The truth about Google facts

Links are better than the truth, for now.

Google has a new paper out that discusses how it might rank pages based on facts as opposed to links. If this were to become the case, it would represent a huge move for the search engine, which has historically used links as a major indication of relevance. In fact, it was the PageRank algorithm that really put Google on the map in the first place, and led to the search engine overtaking other players like Yahoo years ago.

These days, Google has at least over 200 signals it uses to rank content, but links are still a significant part of that. Just how significant they is debatable, particularly as Google includes more and more content and answers directly in its search results.

Of course just having this paper doesn’t mean that Google has implemented such a ranking strategy, nor does it necessarily mean that it will. The company has countless patents, and not all of them are in use. That said, the fact that Google has been researching this, and has indeed authored a paper on it, combined with the moves the search engine has already made, suggest that this is something Google could implement at some point.

The abstract reads as follows:

The quality of web sources has been traditionally evaluated using exogenous signals such as the hyperlink structure of the graph. We propose a new approach that relies on endogenous signals, namely, the correctness of factual information provided by the source. A source that has few false facts is considered to be trustworthy.

The facts are automatically extracted from each source by information extraction methods commonly used to construct knowledge bases. We propose a way to distinguish errors made in the extraction process from factual errors in the web source per se, by using joint inference in a novel multi-layer probabilistic model.

We call the trustworthiness score we computed Knowledge-Based Trust (KBT). On synthetic data, we show that our method can reliably compute the true trustworthiness levels of the sources. We then apply it to a database of 2.8B facts extracted from the web, and thereby estimate the trustworthiness of 119M webpages. Manual evaluation of a subset of the results confirms the effectiveness of the method.

So, they’ve confirmed the effectiveness of this method. That’s interesting. And if that wasn’t enough to get you thinking about where Google might be headed, the opening paragraph of the paper’s introduction pretty much discredits links as a valuable signal:

Quality assessment for web sources is of tremendous importance in web search. It has been traditionally evaluated using exogenous signals such as hyperlinks and browsing history. However, such signals mostly capture how popular a webpage is. For example, the gossip websites listed in mostly have high PageRank scores, but would not generally be considered reliable. Conversely, some less popular websites nevertheless have very accurate information.

Curious about which “gossip sites” they’re referring to? Well, the section it points to points readers to this list of the top 15 most popular celebrity gossip sites, which include: Yahoo! OMG!, TMZ, E Online, People, USMagazine, WonderWall, Gawker, ZimBio, PerezHilton, HollywoodLife, RadarOnline, PopSugar, WetPaint, MediaTakeOut, and FishWrapper.

Later in the paper, it notes that among these fifteen sites, fourteen have a PageRank among the top 15% of websites due to popularity, but for all of them, the KBT are in the bottom 50%.

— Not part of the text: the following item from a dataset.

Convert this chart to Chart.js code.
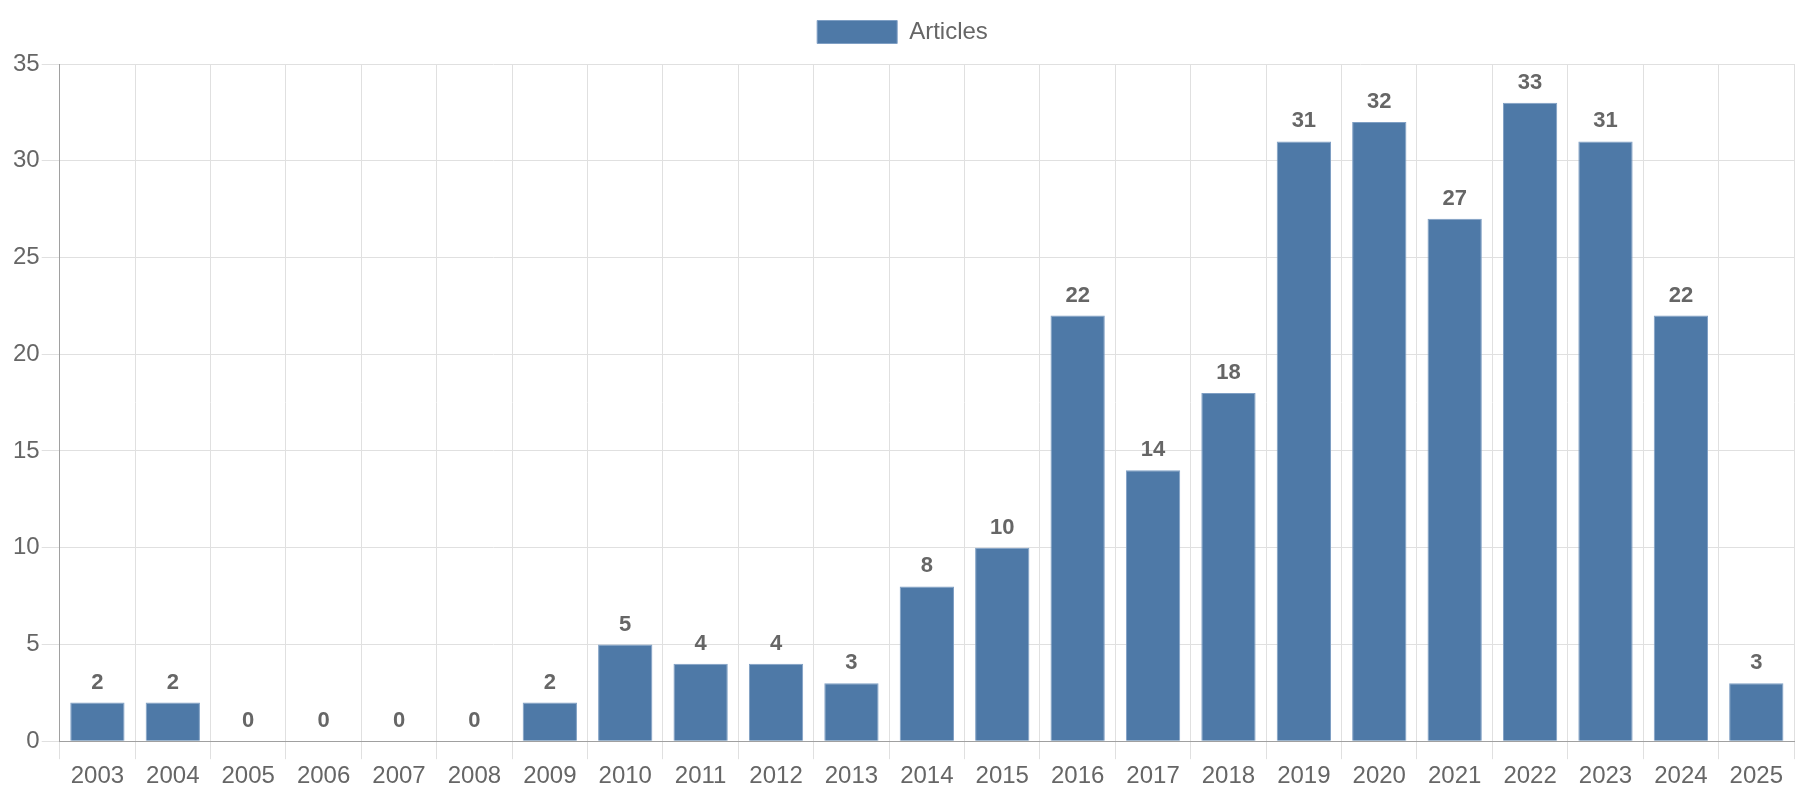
<!DOCTYPE html>
<html>
<head>
<meta charset="utf-8">
<script src="https://cdn.jsdelivr.net/npm/chart.js@4.4.1/dist/chart.umd.min.js"></script>
<style>
  html, body { margin: 0; padding: 0; background: #fff; }
  #wrap { width: 1800px; height: 800px; }
</style>
</head>
<body>
<div id="wrap"><canvas id="barChart"></canvas></div>
<script>
const years = ['2003', '2004', '2005', '2006', '2007', '2008', '2009', '2010', '2011', '2012', '2013', '2014',
    '2015', '2016', '2017', '2018', '2019', '2020', '2021', '2022', '2023', '2024', '2025'];
const articles = [2, 2, 0, 0, 0, 0, 2, 5, 4, 4, 3, 8, 10, 22, 14, 18, 31, 32, 27, 33, 31, 22, 3];

Chart.defaults.font.family = '"Liberation Sans", Arial, sans-serif';
Chart.defaults.color = '#666';

// draw the value above each bar
const valueLabels = {
    id: 'valueLabels',
    afterDatasetsDraw(chart) {
        const ctx = chart.ctx;
        const meta = chart.getDatasetMeta(0);
        ctx.save();
        ctx.font = 'bold 22px "Liberation Sans", Arial, sans-serif';
        ctx.fillStyle = '#666';
        ctx.textAlign = 'center';
        ctx.textBaseline = 'bottom';
        meta.data.forEach((bar, i) => {
            ctx.fillText(articles[i], bar.x, bar.y - 9);
        });
        ctx.restore();
    }
};

// extra room between legend and plot
const legendGap = {
    id: 'legendGap',
    beforeInit(chart) {
        const origFit = chart.legend.fit;
        chart.legend.fit = function () {
            origFit.bind(chart.legend)();
            this.height += 10;
        };
    }
};

const ctx = document.getElementById('barChart').getContext('2d');
const barChart = new Chart(ctx, {
    type: 'bar',
    data: {
        labels: years,
        datasets: [{
            label: 'Articles',
            data: articles,
            backgroundColor: '#4e79a7',
            borderColor: '#7f9fc4',
            borderWidth: 1,
            categoryPercentage: 0.8,
            barPercentage: 0.9
        }]
    },
    options: {
        responsive: true,
        maintainAspectRatio: false,
        animation: false,
        layout: { padding: { top: 4, left: 11, bottom: 6, right: 6 } },
        plugins: {
            legend: {
                labels: { boxWidth: 80, boxHeight: 23, font: { size: 24 }, padding: 16 }
            },
            tooltip: { enabled: false }
        },
        scales: {
            x: {
                grid: { color: '#e0e0e0', tickLength: 18 },
                border: { color: '#a0a0a0' },
                ticks: { font: { size: 24 } }
            },
            y: {
                beginAtZero: true,
                max: 35,
                grid: { color: '#e0e0e0', tickLength: 18 },
                border: { color: '#a0a0a0' },
                ticks: { stepSize: 5, font: { size: 24 }, padding: 2 }
            }
        }
    },
    plugins: [valueLabels, legendGap]
});
</script>
</body>
</html>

“In other words, they are considered less trustworthy than half of the websites,” it says. It also says that forum websites tend to get low KBT, specifically calling out an example of inaccurate info found on Yahoo Answers, which you’ve probably seen ranking highly in Google results repeatedly.

The paper does also note that KBT as a signal is orthogonal to more traditional signals like PageRank. It also appears to hint at identifying content that is irrelevant to the main topic of a website.

This all really just scratches the surface of what the paper itself gets into, so feel free to jump in there for a deeper dive into what we’re dealing with.

In theory, what Google is proposing here could lead to some major improvements to search rankings. It makes some really good points. Chief among them is the one that popularity isn’t necessarily the best indicator of relevance.

Questions will remain, however, about just how well Google really is able to distinguish fact from fiction and/or fact versus outdated information. We’ve seen Google struggle with this time and time again with its Knowledge Graph. If Google’s “knowledge” is to become the backbone of ranking in the way that PageRank has been historically, it could open the algorithm up to potential errors.

That said, given that Google uses so many signals, and this would still just be one of them, I personally feel like this could be a more legitimate signal than PageRank. It’s been well-documentecd how links can be manipulated while Google plays whack-a-mole both manually and algorithmically. This might be harder for evildoers to game. Facts would certainly be harder to buy, although you have to wonder how the native advertising/sponsored content industry will play into this.

For now, it’s all theoretical anyway. You should really be more concerned with getting your site mobile-friendly. This is an actual signal Google will launch next month. If you have an Android app, you should get it set up for app indexing. These are the things that can make a difference in the near term.